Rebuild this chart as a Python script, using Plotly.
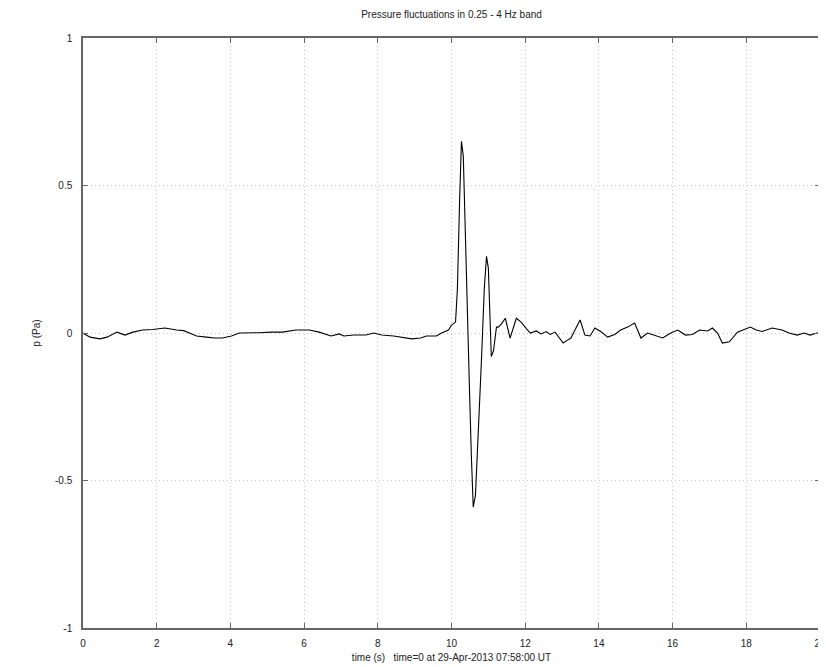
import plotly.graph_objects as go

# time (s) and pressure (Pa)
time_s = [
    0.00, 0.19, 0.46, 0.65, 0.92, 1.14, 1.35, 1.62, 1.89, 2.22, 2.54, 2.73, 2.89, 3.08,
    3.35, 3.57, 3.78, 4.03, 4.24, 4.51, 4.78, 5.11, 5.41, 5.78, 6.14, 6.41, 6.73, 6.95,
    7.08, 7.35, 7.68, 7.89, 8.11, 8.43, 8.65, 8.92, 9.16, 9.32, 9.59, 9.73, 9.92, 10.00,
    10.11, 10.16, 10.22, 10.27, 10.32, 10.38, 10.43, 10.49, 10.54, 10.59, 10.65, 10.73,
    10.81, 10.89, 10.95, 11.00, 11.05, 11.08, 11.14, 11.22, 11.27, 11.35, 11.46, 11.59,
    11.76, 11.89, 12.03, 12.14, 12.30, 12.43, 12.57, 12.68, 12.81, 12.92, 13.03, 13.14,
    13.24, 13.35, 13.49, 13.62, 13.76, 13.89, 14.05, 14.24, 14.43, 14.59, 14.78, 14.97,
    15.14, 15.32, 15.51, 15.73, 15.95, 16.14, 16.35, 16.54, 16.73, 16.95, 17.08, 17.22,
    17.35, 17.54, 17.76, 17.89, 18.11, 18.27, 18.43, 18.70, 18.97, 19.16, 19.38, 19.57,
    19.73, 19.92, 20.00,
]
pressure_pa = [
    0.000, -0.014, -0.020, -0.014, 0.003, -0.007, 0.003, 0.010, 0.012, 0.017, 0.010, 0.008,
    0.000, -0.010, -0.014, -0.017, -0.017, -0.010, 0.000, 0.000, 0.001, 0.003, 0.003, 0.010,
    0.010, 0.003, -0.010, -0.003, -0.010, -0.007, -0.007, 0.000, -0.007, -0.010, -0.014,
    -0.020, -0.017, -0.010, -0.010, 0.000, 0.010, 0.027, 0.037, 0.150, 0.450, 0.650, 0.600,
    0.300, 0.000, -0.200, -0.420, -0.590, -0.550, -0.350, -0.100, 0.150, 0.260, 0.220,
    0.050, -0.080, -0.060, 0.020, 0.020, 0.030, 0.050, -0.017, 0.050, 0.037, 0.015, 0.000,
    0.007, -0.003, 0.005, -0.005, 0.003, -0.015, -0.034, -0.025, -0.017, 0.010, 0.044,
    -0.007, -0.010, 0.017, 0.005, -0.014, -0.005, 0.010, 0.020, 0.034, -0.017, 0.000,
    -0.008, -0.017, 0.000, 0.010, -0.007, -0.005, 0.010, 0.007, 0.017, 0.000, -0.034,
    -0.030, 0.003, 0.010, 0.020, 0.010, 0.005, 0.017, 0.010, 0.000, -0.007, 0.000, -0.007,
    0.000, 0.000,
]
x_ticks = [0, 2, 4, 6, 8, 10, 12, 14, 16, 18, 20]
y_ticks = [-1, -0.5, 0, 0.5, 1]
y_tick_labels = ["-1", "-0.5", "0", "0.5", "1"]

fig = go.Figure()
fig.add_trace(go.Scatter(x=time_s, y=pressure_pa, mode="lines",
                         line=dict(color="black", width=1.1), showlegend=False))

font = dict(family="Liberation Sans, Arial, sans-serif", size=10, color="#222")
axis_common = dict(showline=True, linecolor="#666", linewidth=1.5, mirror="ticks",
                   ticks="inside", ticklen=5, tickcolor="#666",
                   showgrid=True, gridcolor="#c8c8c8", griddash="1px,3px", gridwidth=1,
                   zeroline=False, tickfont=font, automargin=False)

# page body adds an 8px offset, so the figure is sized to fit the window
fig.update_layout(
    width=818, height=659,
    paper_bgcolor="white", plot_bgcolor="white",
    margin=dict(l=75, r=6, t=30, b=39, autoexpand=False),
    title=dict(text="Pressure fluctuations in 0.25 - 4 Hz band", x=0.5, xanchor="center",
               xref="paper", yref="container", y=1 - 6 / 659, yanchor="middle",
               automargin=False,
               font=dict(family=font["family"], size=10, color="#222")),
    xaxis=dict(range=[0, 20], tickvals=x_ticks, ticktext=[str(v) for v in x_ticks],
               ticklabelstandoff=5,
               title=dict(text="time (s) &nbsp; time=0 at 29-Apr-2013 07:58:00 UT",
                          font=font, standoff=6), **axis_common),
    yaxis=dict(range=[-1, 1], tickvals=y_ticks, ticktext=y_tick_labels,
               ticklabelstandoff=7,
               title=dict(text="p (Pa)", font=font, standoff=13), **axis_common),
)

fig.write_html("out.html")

* * *

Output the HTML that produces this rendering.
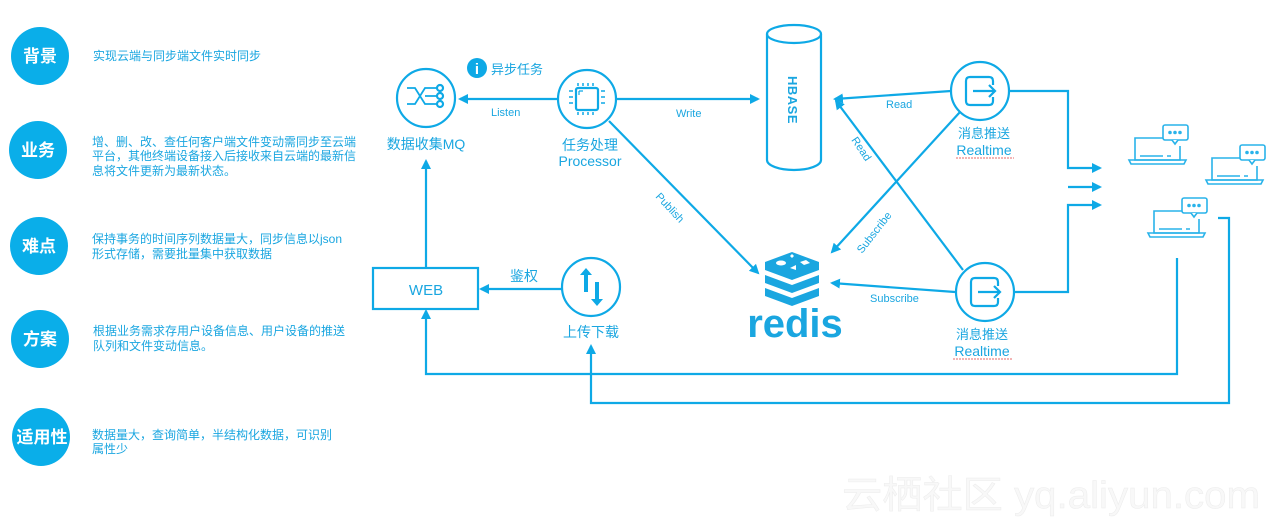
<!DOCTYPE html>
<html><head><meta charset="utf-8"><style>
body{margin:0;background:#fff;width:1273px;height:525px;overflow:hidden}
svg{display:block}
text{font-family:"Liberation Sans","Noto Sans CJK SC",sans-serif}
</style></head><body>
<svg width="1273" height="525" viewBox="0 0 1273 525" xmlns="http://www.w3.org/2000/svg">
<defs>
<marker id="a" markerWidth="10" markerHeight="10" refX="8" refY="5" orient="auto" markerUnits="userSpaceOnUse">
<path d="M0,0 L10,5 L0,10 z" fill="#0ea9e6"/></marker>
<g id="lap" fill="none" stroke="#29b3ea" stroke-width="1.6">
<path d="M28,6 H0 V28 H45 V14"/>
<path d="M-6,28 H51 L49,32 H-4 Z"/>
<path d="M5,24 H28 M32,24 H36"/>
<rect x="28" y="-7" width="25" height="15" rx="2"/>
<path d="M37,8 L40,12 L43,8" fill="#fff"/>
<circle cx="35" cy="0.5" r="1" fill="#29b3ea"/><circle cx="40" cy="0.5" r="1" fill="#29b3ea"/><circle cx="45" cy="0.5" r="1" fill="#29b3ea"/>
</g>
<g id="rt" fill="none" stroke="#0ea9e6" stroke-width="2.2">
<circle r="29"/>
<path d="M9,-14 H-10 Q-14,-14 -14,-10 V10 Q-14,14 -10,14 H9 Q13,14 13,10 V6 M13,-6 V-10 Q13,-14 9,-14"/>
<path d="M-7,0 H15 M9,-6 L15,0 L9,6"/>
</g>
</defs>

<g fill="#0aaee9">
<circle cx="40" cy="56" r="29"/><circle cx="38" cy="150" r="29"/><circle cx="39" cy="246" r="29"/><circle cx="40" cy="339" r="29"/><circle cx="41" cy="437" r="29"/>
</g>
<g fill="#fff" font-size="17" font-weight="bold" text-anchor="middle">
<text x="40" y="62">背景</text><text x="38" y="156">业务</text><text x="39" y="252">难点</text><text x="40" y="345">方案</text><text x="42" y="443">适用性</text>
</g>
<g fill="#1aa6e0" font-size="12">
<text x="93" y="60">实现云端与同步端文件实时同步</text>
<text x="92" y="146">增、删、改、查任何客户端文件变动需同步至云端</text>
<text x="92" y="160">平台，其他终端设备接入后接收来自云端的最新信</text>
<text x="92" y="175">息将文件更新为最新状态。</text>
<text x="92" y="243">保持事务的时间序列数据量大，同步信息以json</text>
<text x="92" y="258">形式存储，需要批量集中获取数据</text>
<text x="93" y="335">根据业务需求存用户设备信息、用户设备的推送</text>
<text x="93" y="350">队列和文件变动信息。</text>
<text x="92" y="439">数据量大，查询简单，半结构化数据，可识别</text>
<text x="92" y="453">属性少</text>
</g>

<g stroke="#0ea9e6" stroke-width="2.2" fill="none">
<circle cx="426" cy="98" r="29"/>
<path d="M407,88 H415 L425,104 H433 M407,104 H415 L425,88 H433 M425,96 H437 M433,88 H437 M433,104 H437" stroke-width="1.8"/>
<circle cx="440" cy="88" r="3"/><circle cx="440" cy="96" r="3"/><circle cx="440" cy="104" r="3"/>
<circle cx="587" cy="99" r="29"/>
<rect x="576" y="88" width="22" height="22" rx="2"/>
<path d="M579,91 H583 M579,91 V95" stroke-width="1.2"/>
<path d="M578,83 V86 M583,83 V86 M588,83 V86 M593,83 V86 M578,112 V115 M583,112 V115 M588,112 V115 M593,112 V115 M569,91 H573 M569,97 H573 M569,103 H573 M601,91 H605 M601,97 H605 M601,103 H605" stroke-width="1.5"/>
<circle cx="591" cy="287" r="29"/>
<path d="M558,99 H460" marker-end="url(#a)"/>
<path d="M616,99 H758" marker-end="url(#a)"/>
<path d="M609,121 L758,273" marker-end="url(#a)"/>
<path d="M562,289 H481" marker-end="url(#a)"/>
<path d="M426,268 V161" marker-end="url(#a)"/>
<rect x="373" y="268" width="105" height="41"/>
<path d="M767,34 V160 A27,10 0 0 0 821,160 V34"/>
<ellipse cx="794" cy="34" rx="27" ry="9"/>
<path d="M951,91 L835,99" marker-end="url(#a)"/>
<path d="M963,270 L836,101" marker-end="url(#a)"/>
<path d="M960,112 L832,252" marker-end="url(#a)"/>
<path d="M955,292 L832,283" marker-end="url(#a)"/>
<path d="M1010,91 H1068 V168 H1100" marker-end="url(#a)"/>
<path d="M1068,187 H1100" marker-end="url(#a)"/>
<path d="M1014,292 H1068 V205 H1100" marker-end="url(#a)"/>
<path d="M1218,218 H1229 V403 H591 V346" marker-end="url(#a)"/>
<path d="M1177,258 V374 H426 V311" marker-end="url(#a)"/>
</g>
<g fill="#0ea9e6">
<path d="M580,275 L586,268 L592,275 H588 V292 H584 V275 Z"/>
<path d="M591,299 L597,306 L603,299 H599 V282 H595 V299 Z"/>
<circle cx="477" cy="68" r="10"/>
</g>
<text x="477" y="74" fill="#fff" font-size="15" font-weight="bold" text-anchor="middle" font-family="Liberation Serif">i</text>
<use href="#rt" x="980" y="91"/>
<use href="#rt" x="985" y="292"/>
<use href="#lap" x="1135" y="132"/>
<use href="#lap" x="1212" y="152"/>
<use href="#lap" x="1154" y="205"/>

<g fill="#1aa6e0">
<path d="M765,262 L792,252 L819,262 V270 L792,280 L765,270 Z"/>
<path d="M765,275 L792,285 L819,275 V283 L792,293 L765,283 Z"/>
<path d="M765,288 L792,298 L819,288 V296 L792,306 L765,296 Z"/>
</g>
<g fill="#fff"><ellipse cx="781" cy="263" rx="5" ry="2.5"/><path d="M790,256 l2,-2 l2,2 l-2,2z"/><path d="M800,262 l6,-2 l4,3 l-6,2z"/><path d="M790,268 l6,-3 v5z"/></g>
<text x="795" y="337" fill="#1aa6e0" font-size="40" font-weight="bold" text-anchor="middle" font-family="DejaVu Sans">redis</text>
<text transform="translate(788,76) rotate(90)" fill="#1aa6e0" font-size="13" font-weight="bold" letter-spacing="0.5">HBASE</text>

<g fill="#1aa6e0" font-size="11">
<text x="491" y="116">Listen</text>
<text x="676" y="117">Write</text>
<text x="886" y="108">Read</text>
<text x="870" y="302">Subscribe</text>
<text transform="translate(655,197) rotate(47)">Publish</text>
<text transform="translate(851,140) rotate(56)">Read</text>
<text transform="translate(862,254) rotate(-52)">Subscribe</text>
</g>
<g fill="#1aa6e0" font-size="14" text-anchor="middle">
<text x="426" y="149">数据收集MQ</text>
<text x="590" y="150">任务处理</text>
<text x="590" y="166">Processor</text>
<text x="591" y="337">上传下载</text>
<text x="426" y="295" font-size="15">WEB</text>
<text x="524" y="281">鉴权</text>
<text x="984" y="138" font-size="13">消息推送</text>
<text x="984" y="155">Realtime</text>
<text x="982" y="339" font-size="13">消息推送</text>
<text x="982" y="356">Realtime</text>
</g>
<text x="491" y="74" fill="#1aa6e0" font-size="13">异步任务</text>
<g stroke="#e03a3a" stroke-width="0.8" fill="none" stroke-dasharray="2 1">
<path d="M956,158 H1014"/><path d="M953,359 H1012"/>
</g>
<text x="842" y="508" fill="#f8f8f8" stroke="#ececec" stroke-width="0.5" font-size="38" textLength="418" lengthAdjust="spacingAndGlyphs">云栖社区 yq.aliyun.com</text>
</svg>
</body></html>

# EXERCISE INSTRUCTIONS
From the line with "Rebuild this chart" to the line with "import plotly.graph_objects as go", set down those lines word for word and only those, counting both ends. Pictures stay out of the copy.

# THE ANSWER
Rebuild this chart as a Python script, using Plotly.
import plotly.graph_objects as go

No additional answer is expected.